- WRITTEN REQUEST
Your task is to retype, word for word, the lines from the start of the data through the line holding "0.01, 0.4, 0.92];". Do not include the pictures.

- DATA PROVIDED
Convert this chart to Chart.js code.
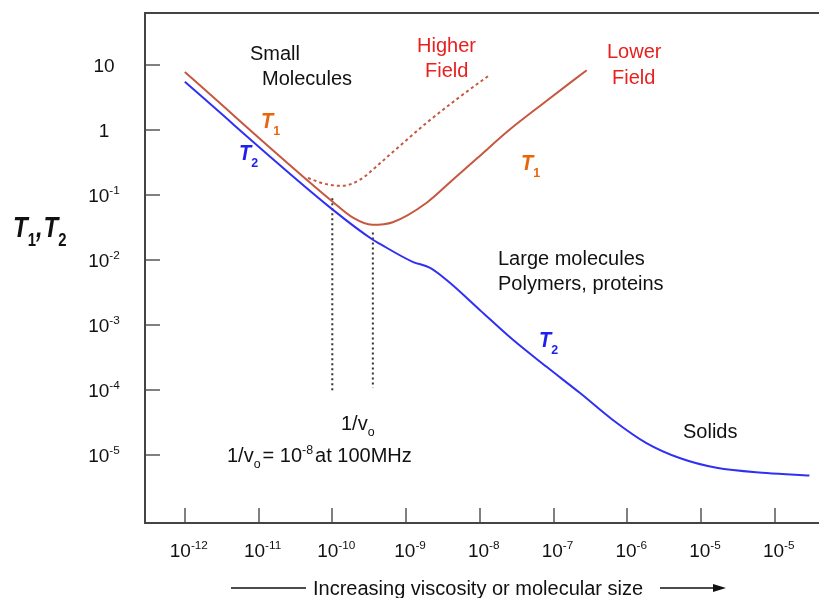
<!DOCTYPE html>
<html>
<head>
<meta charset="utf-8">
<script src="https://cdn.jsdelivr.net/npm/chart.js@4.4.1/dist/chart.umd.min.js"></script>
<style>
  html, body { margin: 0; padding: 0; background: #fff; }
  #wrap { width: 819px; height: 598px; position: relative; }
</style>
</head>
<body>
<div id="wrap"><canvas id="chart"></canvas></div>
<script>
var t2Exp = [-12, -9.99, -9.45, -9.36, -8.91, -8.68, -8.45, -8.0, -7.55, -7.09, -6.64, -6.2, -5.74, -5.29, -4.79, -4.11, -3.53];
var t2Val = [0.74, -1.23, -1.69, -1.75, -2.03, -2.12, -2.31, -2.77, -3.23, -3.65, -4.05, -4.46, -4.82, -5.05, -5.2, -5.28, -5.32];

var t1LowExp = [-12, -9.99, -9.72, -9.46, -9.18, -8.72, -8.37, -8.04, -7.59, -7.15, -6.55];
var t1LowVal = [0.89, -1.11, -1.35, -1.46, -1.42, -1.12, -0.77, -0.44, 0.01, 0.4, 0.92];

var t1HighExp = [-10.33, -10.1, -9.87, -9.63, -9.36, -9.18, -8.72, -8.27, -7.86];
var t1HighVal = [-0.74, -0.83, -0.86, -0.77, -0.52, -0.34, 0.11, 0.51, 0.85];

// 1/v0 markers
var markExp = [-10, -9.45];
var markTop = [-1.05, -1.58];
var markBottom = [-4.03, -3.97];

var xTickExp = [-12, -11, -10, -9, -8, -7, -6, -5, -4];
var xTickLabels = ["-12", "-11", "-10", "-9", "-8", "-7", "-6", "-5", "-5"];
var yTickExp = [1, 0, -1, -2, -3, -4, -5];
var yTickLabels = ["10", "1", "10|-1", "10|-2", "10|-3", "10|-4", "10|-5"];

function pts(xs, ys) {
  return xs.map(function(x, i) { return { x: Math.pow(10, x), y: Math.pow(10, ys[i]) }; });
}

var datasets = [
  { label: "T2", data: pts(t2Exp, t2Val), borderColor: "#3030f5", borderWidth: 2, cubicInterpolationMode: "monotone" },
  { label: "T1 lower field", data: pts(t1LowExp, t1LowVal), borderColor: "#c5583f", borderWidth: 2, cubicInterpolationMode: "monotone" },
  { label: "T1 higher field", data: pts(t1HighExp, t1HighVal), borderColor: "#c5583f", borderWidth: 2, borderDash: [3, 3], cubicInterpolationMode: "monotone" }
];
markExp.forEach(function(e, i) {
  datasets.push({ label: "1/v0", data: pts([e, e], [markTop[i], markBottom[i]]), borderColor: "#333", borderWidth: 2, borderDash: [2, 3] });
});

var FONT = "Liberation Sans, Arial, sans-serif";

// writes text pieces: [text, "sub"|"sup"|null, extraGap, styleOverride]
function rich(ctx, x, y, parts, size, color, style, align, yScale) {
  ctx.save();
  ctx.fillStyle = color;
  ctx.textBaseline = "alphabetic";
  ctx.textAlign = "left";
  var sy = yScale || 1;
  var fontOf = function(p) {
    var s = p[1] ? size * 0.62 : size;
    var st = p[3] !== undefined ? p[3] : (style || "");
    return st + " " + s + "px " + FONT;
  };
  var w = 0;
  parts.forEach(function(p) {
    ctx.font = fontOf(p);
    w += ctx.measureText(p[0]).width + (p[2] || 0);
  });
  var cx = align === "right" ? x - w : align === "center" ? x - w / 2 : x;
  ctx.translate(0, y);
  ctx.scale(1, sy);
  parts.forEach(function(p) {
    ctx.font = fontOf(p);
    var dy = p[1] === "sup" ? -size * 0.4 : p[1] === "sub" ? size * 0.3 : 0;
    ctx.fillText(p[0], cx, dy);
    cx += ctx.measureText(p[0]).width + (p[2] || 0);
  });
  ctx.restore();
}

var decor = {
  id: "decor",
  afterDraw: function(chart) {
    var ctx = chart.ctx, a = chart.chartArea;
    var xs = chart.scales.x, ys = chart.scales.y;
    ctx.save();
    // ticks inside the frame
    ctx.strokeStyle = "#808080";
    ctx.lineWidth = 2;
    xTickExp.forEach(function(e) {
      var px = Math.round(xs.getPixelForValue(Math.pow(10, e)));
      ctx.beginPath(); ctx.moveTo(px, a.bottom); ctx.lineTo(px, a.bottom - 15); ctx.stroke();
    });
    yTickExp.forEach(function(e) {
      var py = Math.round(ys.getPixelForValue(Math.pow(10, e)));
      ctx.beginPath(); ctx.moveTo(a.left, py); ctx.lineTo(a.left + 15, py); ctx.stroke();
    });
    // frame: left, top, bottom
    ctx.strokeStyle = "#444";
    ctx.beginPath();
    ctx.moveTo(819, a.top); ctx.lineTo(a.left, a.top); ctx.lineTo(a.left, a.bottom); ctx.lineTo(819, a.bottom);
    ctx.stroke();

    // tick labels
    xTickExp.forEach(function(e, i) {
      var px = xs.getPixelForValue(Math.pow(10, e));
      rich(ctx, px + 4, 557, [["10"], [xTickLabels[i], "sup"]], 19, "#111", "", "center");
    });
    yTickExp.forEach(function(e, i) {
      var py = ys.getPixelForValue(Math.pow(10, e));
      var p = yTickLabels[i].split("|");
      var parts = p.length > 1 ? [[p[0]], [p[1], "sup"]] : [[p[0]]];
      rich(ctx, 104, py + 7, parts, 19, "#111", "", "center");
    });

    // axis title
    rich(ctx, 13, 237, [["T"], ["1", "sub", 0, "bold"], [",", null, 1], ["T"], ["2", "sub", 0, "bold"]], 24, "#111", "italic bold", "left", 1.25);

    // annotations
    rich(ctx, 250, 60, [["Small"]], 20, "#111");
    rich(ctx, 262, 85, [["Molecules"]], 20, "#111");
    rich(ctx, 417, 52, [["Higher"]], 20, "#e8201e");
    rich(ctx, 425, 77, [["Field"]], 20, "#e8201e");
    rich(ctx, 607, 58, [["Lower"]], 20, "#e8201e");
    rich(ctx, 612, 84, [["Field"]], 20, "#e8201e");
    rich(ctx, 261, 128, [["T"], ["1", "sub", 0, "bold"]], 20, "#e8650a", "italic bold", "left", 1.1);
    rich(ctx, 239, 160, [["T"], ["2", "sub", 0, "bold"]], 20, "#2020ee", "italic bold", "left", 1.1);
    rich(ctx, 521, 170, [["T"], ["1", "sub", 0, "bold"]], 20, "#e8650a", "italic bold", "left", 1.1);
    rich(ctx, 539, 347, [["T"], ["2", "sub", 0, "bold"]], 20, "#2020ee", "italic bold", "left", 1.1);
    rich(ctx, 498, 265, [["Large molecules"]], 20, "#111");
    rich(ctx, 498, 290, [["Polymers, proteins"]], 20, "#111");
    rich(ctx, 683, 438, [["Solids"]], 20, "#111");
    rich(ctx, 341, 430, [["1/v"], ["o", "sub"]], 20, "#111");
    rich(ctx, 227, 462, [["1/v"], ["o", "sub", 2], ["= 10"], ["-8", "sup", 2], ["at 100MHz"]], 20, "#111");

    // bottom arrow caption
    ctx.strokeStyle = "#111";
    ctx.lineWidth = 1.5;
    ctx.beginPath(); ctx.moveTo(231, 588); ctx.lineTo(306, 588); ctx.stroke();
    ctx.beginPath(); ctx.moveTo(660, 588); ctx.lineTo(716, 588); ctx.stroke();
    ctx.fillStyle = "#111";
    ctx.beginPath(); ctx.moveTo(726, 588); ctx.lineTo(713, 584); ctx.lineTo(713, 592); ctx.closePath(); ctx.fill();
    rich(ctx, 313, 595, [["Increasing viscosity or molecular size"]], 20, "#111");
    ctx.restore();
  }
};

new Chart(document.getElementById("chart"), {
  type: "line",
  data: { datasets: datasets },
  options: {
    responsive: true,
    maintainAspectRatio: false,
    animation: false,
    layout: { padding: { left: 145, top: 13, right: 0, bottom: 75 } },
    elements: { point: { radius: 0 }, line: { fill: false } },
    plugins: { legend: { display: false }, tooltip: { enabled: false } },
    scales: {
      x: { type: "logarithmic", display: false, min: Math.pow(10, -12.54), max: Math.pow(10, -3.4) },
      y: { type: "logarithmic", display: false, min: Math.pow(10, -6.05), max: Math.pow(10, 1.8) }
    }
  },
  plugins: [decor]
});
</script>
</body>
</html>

- FINISHED EXERCISE
Convert this chart to Chart.js code.
<!DOCTYPE html>
<html>
<head>
<meta charset="utf-8">
<script src="https://cdn.jsdelivr.net/npm/chart.js@4.4.1/dist/chart.umd.min.js"></script>
<style>
  html, body { margin: 0; padding: 0; background: #fff; }
  #wrap { width: 819px; height: 598px; position: relative; }
</style>
</head>
<body>
<div id="wrap"><canvas id="chart"></canvas></div>
<script>
var t2Exp = [-12, -9.99, -9.45, -9.36, -8.91, -8.68, -8.45, -8.0, -7.55, -7.09, -6.64, -6.2, -5.74, -5.29, -4.79, -4.11, -3.53];
var t2Val = [0.74, -1.23, -1.69, -1.75, -2.03, -2.12, -2.31, -2.77, -3.23, -3.65, -4.05, -4.46, -4.82, -5.05, -5.2, -5.28, -5.32];

var t1LowExp = [-12, -9.99, -9.72, -9.46, -9.18, -8.72, -8.37, -8.04, -7.59, -7.15, -6.55];
var t1LowVal = [0.89, -1.11, -1.35, -1.46, -1.42, -1.12, -0.77, -0.44, 0.01, 0.4, 0.92];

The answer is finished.